In Longmeadow, Massachusetts — a quiet, leafy town just south of Springfield, where the Connecticut River runs along the western border and the prep-school feeder routes to the Northeast's competitive colleges run through every cul-de-sac — a bank president named John Heaps III and his wife raised three children. The middle one, John Franklin Heaps IV — known from childhood as Jay — was born on August 2, 1976. The family was Longmeadow professional class: lawyers and bankers, college expectations, weekends spent on athletic fields.
Soccer found Jay early. Western Massachusetts in the 1980s and '90s was not the soccer capital of America, but the state's elite youth-club system funneled the best players from across New England into competitive teams based in Boston, and Heaps — fast, fearless, fiery, never quite as tall as the opposing center backs — was recruited to play with them. He commuted to Boston for practice through middle school and high school. He went to Longmeadow High School and became one of the best high-school soccer players in New England. He was good enough at basketball, too, to play it as his winter sport.
What set him apart wasn't the elite-club résumé. It was the temperament. He was the kid who never stopped working, never stopped talking on the field, never accepted that the score was over until the final whistle. His coaches at Longmeadow and on his Boston club teams used the word fiery a lot — and they meant it as a compliment. He was small (he would top out at 5'9", maybe 5'10" with cleats), but he played like he was 6'4". "He was one of the most athletic, fiery, and durable competitors in MLS history," the Boston Globe would write about him much later. The seed was there in Longmeadow.

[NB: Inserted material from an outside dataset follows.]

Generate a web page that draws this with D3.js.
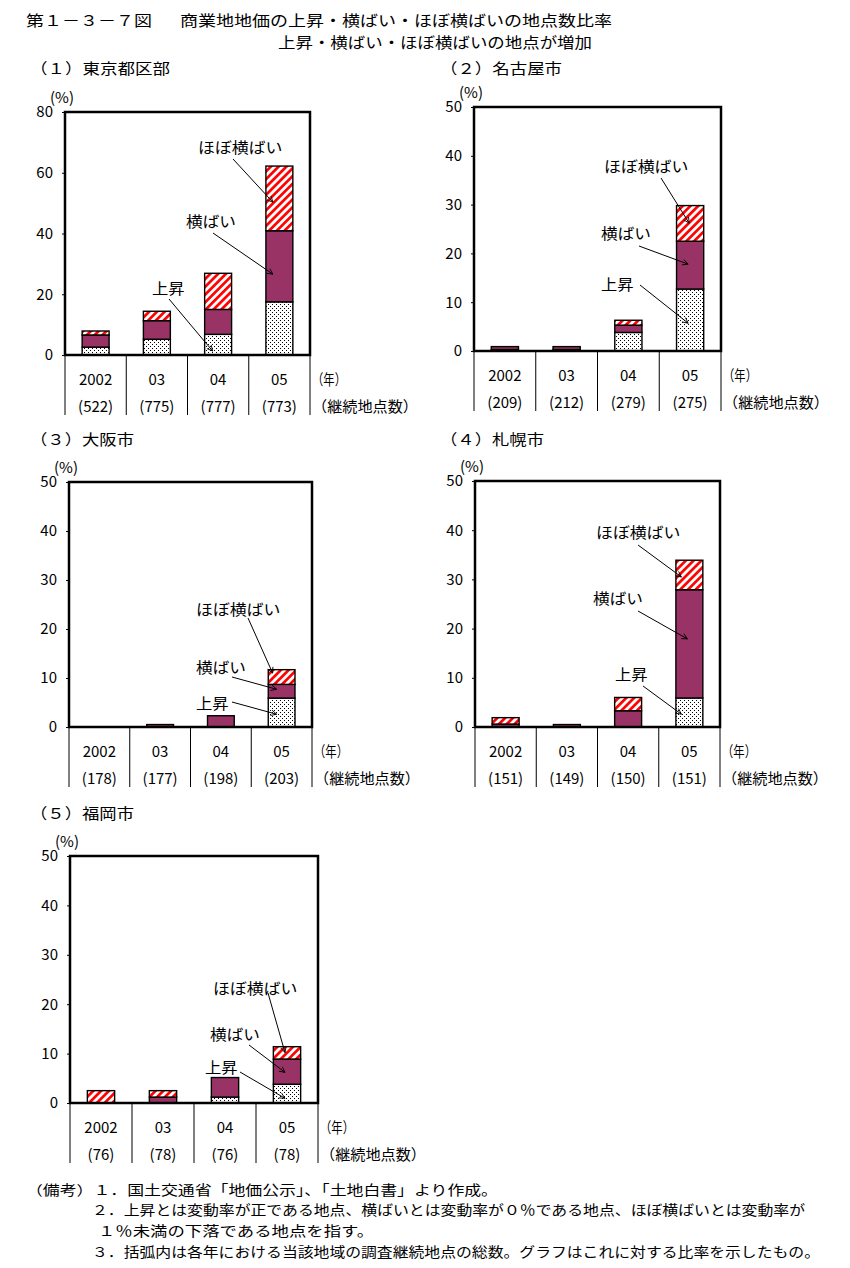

He chose Duke for soccer in 1995. The Duke men's soccer program had quietly become one of the best in the country under longtime head coach John Rennie, and Heaps had been recruited as the kind of forward who could anchor a top-ten team for four years. He arrived on a soccer scholarship in the fall of his eighteenth year. He had no expectation that the other Duke head coach — the one whose program had just gone 4-15 the year before and was halfway through one of the strangest rebuilds in the country — would ever know his name.